**WHAT THE EXERCISE ASKS**
Everything from the line with "Emit a Python" through the line with "from matplotlib.patches import Patch", inclusive, should be repeated exactly, except the pictures.

**GIVEN DATA**
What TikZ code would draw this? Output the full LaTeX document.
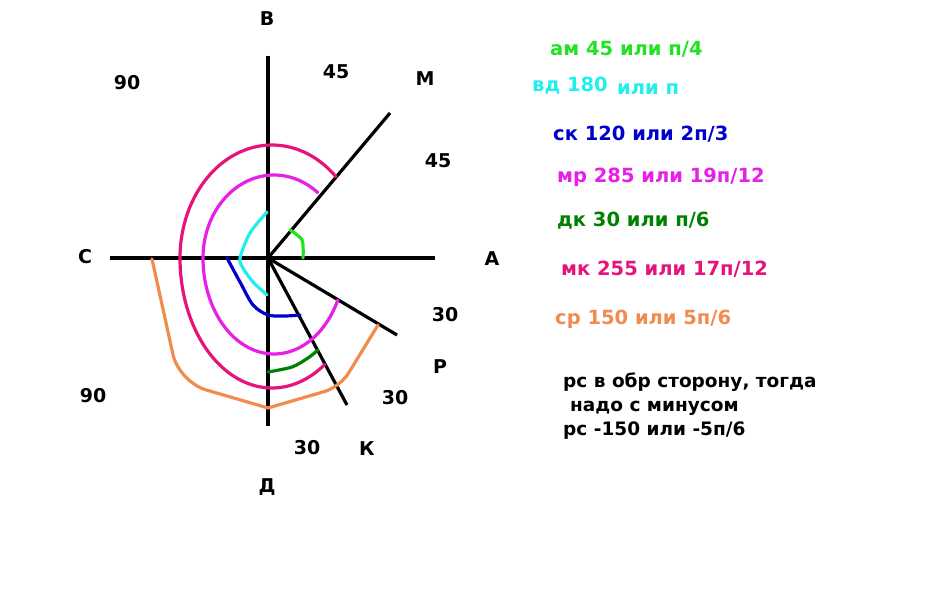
--
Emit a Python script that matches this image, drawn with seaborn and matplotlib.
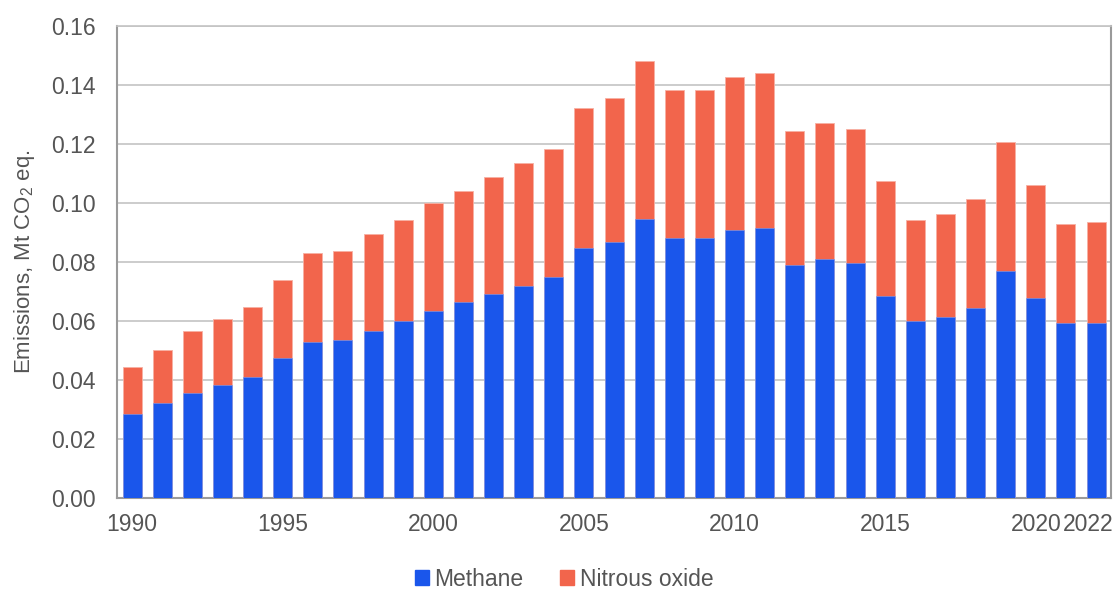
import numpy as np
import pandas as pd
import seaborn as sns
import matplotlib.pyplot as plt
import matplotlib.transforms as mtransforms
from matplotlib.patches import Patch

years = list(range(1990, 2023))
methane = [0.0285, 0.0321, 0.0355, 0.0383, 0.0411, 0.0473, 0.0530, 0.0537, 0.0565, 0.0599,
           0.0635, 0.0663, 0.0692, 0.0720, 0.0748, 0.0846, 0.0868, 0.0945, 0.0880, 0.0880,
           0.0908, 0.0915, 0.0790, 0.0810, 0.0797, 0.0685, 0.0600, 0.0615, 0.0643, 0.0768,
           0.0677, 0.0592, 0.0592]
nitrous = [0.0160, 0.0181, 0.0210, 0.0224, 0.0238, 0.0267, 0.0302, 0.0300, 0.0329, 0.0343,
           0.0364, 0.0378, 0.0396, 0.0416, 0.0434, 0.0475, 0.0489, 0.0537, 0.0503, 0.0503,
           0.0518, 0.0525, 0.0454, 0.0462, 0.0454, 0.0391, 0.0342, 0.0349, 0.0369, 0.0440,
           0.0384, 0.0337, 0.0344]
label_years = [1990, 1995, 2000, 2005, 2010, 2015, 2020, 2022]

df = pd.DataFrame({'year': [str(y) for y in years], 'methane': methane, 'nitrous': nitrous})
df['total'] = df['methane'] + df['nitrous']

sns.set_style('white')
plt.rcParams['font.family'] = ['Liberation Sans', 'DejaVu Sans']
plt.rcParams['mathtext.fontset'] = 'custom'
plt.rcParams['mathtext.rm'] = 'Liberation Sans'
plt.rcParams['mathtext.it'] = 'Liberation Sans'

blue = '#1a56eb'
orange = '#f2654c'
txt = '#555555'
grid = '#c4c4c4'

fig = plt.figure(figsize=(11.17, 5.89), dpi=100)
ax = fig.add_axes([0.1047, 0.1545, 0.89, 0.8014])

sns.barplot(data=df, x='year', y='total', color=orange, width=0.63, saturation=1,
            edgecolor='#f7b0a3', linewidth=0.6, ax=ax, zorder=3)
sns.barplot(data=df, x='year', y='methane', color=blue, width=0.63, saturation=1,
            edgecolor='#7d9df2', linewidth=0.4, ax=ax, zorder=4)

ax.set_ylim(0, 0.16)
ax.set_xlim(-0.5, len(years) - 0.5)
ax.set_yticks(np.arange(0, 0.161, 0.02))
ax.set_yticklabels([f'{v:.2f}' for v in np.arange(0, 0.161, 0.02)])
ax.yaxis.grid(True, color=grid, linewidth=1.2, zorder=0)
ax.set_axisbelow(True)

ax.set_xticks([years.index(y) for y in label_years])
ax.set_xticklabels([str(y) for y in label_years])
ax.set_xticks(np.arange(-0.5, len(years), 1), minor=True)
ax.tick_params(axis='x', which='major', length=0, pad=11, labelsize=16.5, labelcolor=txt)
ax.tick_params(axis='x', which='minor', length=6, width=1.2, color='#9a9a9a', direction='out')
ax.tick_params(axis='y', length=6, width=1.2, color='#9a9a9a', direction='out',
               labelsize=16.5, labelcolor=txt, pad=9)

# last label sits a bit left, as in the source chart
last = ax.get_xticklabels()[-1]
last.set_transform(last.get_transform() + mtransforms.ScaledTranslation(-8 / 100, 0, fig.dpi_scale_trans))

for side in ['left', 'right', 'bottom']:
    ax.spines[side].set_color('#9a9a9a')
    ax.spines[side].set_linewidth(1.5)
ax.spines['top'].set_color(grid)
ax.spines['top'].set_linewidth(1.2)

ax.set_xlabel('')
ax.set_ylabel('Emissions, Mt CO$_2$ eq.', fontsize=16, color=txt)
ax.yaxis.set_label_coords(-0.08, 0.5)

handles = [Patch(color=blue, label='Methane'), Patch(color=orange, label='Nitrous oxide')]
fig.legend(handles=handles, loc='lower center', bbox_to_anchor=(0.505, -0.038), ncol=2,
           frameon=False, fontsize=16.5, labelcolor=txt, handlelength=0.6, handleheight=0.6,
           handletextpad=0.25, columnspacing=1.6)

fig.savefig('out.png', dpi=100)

**FULL RESPONSE**
Emit a Python script that matches this image, drawn with seaborn and matplotlib.
import numpy as np
import pandas as pd
import seaborn as sns
import matplotlib.pyplot as plt
import matplotlib.transforms as mtransforms
from matplotlib.patches import Patch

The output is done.